臭いは室内に充満していたが、ある場所から特に激しく臭ってきていた。
「……風呂場だ」
「バスルームって言ってください」深山が苦しそうに言った。
「どっちでも同じことだ」
溝上は風呂場の扉を勢いよく開けた。
煽られた空気に乗って、さらにひどい臭気が鼻を突く。
窓もなく、換気口も働いていない。完全な密室。そこに漂っていた空気は想像を絶するものだった。政治家すべての腹のうちを掃き溜め、腐敗させたような臭い。そんなもの想像できるはずないのだが、溝上が連想したものはそれだった。
バスタブに目を向けると、いびつに膨れあがったビニール袋が無造作に放り込まれていた。口は結ばれることなく開けられたままだ。
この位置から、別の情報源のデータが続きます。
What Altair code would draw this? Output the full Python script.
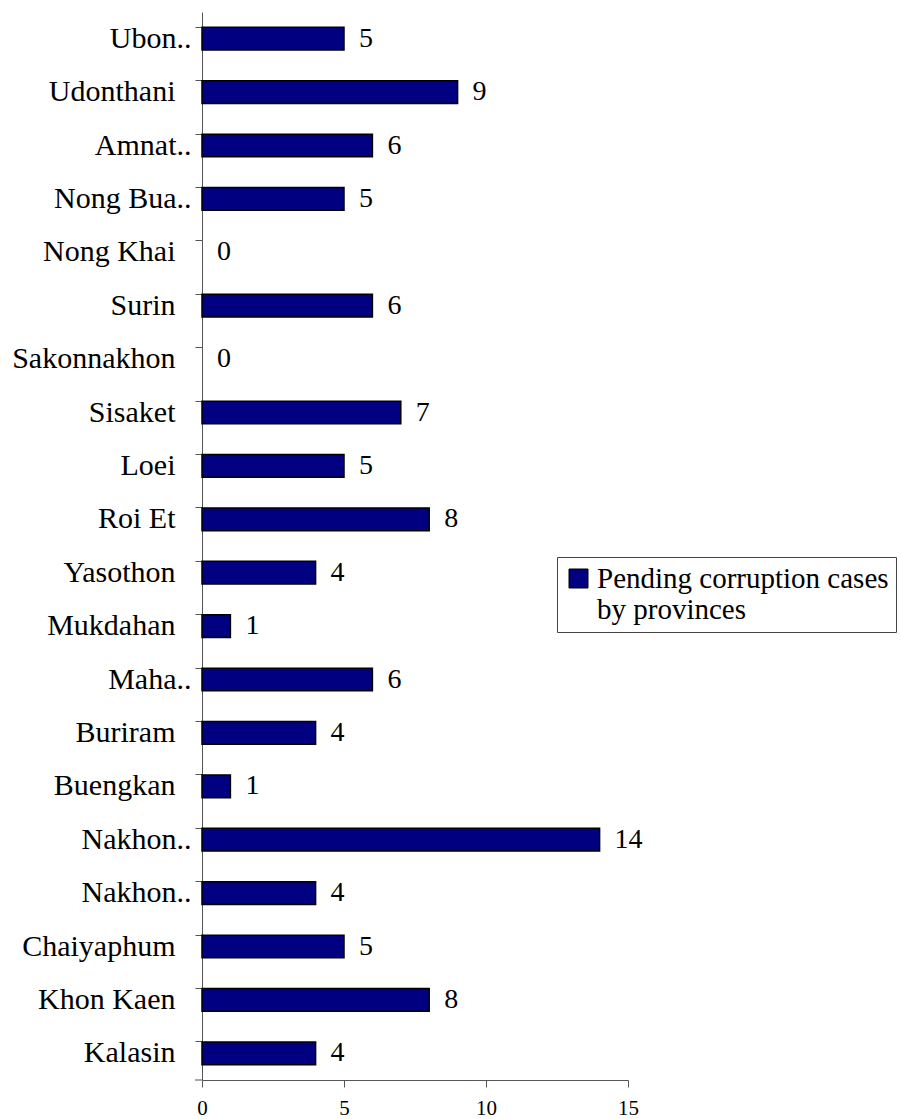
import altair as alt
import pandas as pd
import json

provinces = ["Ubon Ratchathani", "Udonthani", "Amnat Charoen", "Nong Bua Lamphu", "Nong Khai",
             "Surin", "Sakonnakhon", "Sisaket", "Loei", "Roi Et", "Yasothon", "Mukdahan",
             "Maha Sarakham", "Buriram", "Buengkan", "Nakhon Ratchasima", "Nakhon Phanom",
             "Chaiyaphum", "Khon Kaen", "Kalasin"]
tick_labels = ["Ubon..", "Udonthani", "Amnat..", "Nong Bua..", "Nong Khai",
               "Surin", "Sakonnakhon", "Sisaket", "Loei", "Roi Et", "Yasothon", "Mukdahan",
               "Maha..", "Buriram", "Buengkan", "Nakhon..", "Nakhon..",
               "Chaiyaphum", "Khon Kaen", "Kalasin"]
cases = [5, 9, 6, 5, 0, 6, 0, 7, 5, 8, 4, 1, 6, 4, 1, 14, 4, 5, 8, 4]
series_name = "Pending corruption cases by provinces"
legend_lines = ["Pending corruption cases", "by provinces"]
x_ticks = [0, 5, 10, 15]

df = pd.DataFrame({"province": provinces, "cases": cases, "series": series_name})

FONT = "'Liberation Serif', 'Times New Roman', Times, serif"
W, H = 426, 1068


def js(lst):
    return json.dumps(lst).replace('"', "'")


label_expr = js(tick_labels) + "[indexof(" + js(provinces) + ", datum.value)]"
truncated = [p for p, t in zip(provinces, tick_labels) if t.endswith("..")]

y_enc = alt.Y("province:N", sort=provinces,
              scale=alt.Scale(paddingInner=0.575, paddingOuter=0.2875),
              axis=alt.Axis(title=None, bandPosition=0, labelExpr=label_expr,
                            labelFont=FONT, labelFontSize=30, labelColor="black",
                            labelPadding=alt.condition(
                                "indexof(" + js(truncated) + ", datum.value) >= 0",
                                alt.value(4), alt.value(20)),
                            tickSize=7, tickColor="#555",
                            domainColor="#555", labelLimit=300, grid=False))
x_enc = alt.X("cases:Q", scale=alt.Scale(domain=[0, 15], nice=False),
              axis=alt.Axis(title=None, values=x_ticks, grid=False, labelFont=FONT,
                            labelFontSize=21, labelColor="black", tickSize=7,
                            tickColor="#555", domainColor="#555", labelPadding=10,
                            labelFlush=False))

bars = alt.Chart(df).mark_bar(stroke="black").encode(
    y=y_enc, x=x_enc,
    strokeWidth=alt.condition("datum.cases > 0", alt.value(1.5), alt.value(0)),
    color=alt.Color("series:N", scale=alt.Scale(range=["#000080"]),
                    legend=alt.Legend(title=None, orient="none", legendX=355, legendY=545,
                                      strokeColor="#444", fillColor="white", padding=7,
                                      cornerRadius=0, symbolType="square", symbolSize=361,
                                      symbolStrokeColor="black", symbolStrokeWidth=1,
                                      labelFont=FONT, labelFontSize=29, labelColor="black",
                                      labelLimit=500, labelOffset=4,
                                      labelExpr=js(legend_lines)))
)

texts = alt.Chart(df).mark_text(align="left", baseline="middle", dx=15, font=FONT,
                                fontSize=28, color="black").encode(
    y=alt.Y("province:N", sort=provinces), x=alt.X("cases:Q"),
    text="cases:Q")

bottom_tick = alt.Chart(df.head(1)).mark_rule(color="#555").encode(
    x=alt.value(-7), x2=alt.value(0), y=alt.value(H))

chart = alt.layer(bars, texts, bottom_tick).properties(
    width=W, height=H,
    autosize=alt.AutoSizeParams(type="none"),
    padding={"left": 202, "top": 12, "right": 273, "bottom": 39},
).configure(background="white").configure_view(strokeWidth=0, stroke="transparent").configure_axis(grid=False)

chart.save("out.html", embed_options={"renderer": "svg", "actions": False})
異様な臭気もそこから放たれているらしい。
溝上は大きく息を吸い込んで――それもためらわれたのだが――息を止めると、そのビニール袋を覗き込んだ。
そこにはおおよそ予想通りのものがつめられていた。
「見ないほうがいい……」
溝上の忠告をよそに、深山はそれを覗き込み……「うぐぅ」と妙な呻き声をあげると同時に口を抑え、そばの洗面台に駆け寄った。
「古い人間の忠告は聞いておくもんだ」
溝上は、際限なく胃の中のものを吐き出し続ける部下の背をさすりながら、静かにそう言った。
結局、この日、溝上たちは風呂場以外の場所も含め、合計四体の女性と思われる腐乱死体を発見した。もっとも、それらはすべてバラバラにされており、じっくりと検証してみないことには正確なことはわからないだろう。